Oh, Michael Biehn, where art thou? The actor who played the original Kyle Reese, future savior of the past, and thus the future, was James Cameron’s go-to badass in three of the director’s most action and emotion-laden pre-CGI spectaculars: the stone-cold classic The Terminator, 1986’s relentlessly dark Aliens, and 1989’s unfairly overlooked The Abyss, in which Biehn played a Navy SEAL suffering from high-pressure nervous syndrome (read: bugfuck crazy) determined to set off an underwater nuke and kickstart World War III. (Biehn’s Lt. Coffey was also tweaky about the rightly ridiculed underwater aliens that showed up mid-movie, but that’s another story for another time.) Suffice it so say that Terminator: Genisys’ Reese (Courtney) is laughably miscast in this fifth iteration of Cameron’s original apocalyptic robot wars. Equally miscast is Jason Clarke, who here plays the by now superheroic John Connor, the man fated to lead humanity to victory in the war against the machines. Clarke comes off more like a curly-haired boor you might encounter at a group-therapy session. Even his vainglorious speechifying to his troops on the eve of their final (yeah, right), time-traveling coup against the self-aware, mankind hater Skynet feels feeble and sounds rote. Bah!

And there’s the return of Schwarzenegger in his career-defining role – apart from governor of California, I suppose – as the hulking Terminator. As a sop to fans, he’s given far too many one-liners (“I’ll be back,” ad nauseam) and is generally played for laughs. This being a highly convoluted, temporally scrambled time-travel action film, we do get the pleasure of seeing Ahnold’s old-school model literally age before our eyes, from the digitally re-created – and completely naked – young Schwarzenegger fucking up some punks at Griffith Observatory to the craggy “old, not obsolete” nonlethal Terminator circa 2017.
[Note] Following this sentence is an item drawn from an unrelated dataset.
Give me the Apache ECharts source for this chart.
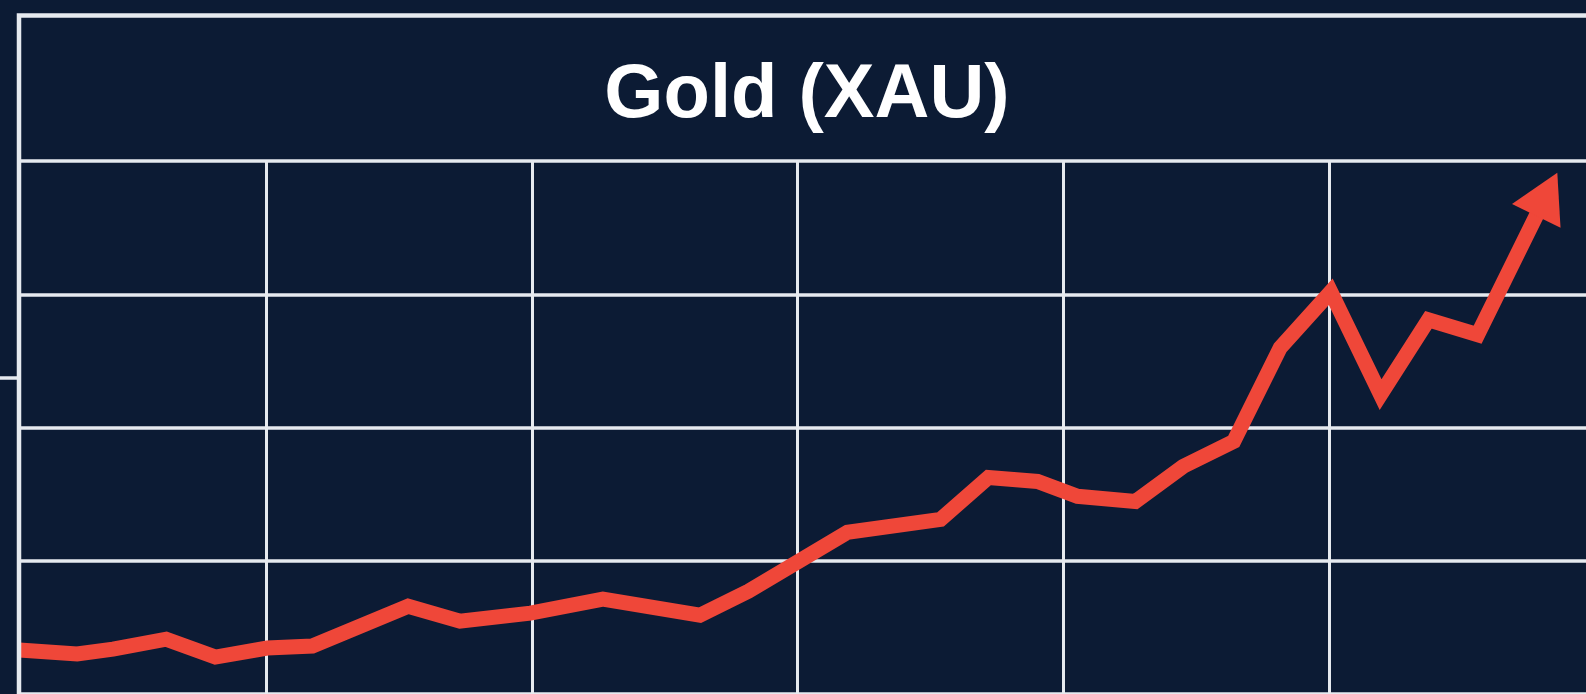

The storyline, from writers Laeta Kalogridis and Patrick Lussier, is all over the place (no pun intended), moving from 2029 to a 1984 that differs radically from the one that Cameron and co-writer Gale Ann Hurd posited way back when. This pretty much reboots the whole franchise’s history, but, what the hell, it’s quantum, baby. Chock-full of various sorts of Terminators, thuddingly dull explosions, and one of the most downright boring helicopter chases ever created for the movies, Terminator: Genisys is a catastrophic misfire on nearly all counts. Its only saving grace? 2015 Oscar winner J.K. Simmons (Whiplash) as a Mulder-gone-to-pot-esque cop who believes in these “goddamn time-traveling robots.” But other than that, all I can do is paraphrase Biehn’s Kyle Reese: “Come with me if you want to yawn.”